**INSTRUCTION**
Retype the opening lines of the data exactly, stopping after the line that contains "return Rectangle((-xdescent, -ydescent". Skip every picture.

**GIVEN INFORMATION**
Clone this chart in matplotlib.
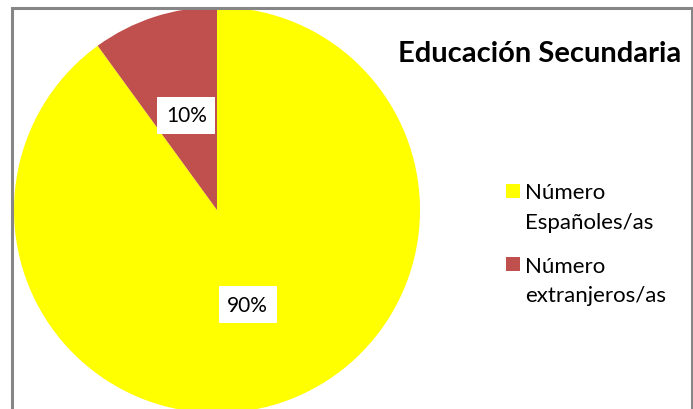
import matplotlib.pyplot as plt
from matplotlib.patches import Rectangle
from matplotlib.legend_handler import HandlerPatch

# dados do gráfico
categorias = ['Número\nEspañoles/as', 'Número\nextranjeros/as']
porcentagens = [90, 10]
cores = ['#FFFF00', '#C0504D']
titulo = 'Educación Secundaria'

plt.rcParams['font.family'] = ['Lato', 'DejaVu Sans']

largura, altura = 693, 410
fig = plt.figure(figsize=(largura / 100, altura / 100), dpi=100)
ax = fig.add_axes([0, 0, 1, 1])

# centro e raio da pizza em pixels (a partir do canto superior esquerdo)
cx, cy, raio = 217, 211, 203

fatias, _, rotulos = ax.pie(porcentagens, colors=cores, startangle=90, counterclock=False,
                            autopct='%.0f%%', pctdistance=0.49,
                            wedgeprops={'linewidth': 0})
for rotulo in rotulos:
    rotulo.set_fontsize(15)
    rotulo.set_color('black')
    rotulo.set_bbox({'boxstyle': 'square,pad=0.42', 'facecolor': 'white', 'edgecolor': 'none'})

ax.set_aspect('auto')
ax.set_xlim(-cx / raio, (largura - cx) / raio)
ax.set_ylim((cy - altura) / raio, cy / raio)
ax.axis('off')

fig.text(540 / largura, 1 - 62 / altura, titulo, ha='center', va='baseline',
         fontweight='bold', fontsize=21)

tam_fonte = 16
espaco_linhas = 1.6
lado = 10  # lado do quadrado da legenda, em pontos


def quadrado_primeira_linha(legend, orig_handle, xdescent, ydescent, width, height, fontsize):
    # sobe o quadrado para ficar alinhado com a primeira linha do rótulo
    subida = 11.8
    return Rectangle((-xdescent, -ydescent + (height - lado) / 2 + subida), lado, lado)


leg = ax.legend(fatias, categorias, loc='upper left', bbox_to_anchor=(506 / largura, 1 - 183 / altura),
                bbox_transform=fig.transFigure, frameon=False, fontsize=tam_fonte,
                borderpad=0, borderaxespad=0,
                handlelength=lado / tam_fonte, handleheight=0.7, handletextpad=0.25, labelspacing=1.08,
                handler_map={fatias[0]: HandlerPatch(patch_func=quadrado_primeira_linha),
                             fatias[1]: HandlerPatch(patch_func=quadrado_primeira_linha)})
for t in leg.get_texts():
    t.set_linespacing(espaco_linhas)

# moldura cinza
fig.patches.append(Rectangle((12.5 / largura, -0.1), (691.5 - 12.5) / largura, (altura - 8.5) / altura + 0.1,
                             transform=fig.transFigure, fill=False, edgecolor='#868686', linewidth=2.2))

fig.savefig('out.png', dpi=100)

**FINISHED EXERCISE**
Clone this chart in matplotlib.
import matplotlib.pyplot as plt
from matplotlib.patches import Rectangle
from matplotlib.legend_handler import HandlerPatch

# dados do gráfico
categorias = ['Número\nEspañoles/as', 'Número\nextranjeros/as']
porcentagens = [90, 10]
cores = ['#FFFF00', '#C0504D']
titulo = 'Educación Secundaria'

plt.rcParams['font.family'] = ['Lato', 'DejaVu Sans']

largura, altura = 693, 410
fig = plt.figure(figsize=(largura / 100, altura / 100), dpi=100)
ax = fig.add_axes([0, 0, 1, 1])

# centro e raio da pizza em pixels (a partir do canto superior esquerdo)
cx, cy, raio = 217, 211, 203

fatias, _, rotulos = ax.pie(porcentagens, colors=cores, startangle=90, counterclock=False,
                            autopct='%.0f%%', pctdistance=0.49,
                            wedgeprops={'linewidth': 0})
for rotulo in rotulos:
    rotulo.set_fontsize(15)
    rotulo.set_color('black')
    rotulo.set_bbox({'boxstyle': 'square,pad=0.42', 'facecolor': 'white', 'edgecolor': 'none'})

ax.set_aspect('auto')
ax.set_xlim(-cx / raio, (largura - cx) / raio)
ax.set_ylim((cy - altura) / raio, cy / raio)
ax.axis('off')

fig.text(540 / largura, 1 - 62 / altura, titulo, ha='center', va='baseline',
         fontweight='bold', fontsize=21)

tam_fonte = 16
espaco_linhas = 1.6
lado = 10  # lado do quadrado da legenda, em pontos


def quadrado_primeira_linha(legend, orig_handle, xdescent, ydescent, width, height, fontsize):
    # sobe o quadrado para ficar alinhado com a primeira linha do rótulo
    subida = 11.8
    return Rectangle((-xdescent, -ydescent + (height - lado) / 2 + subida), lado, lado)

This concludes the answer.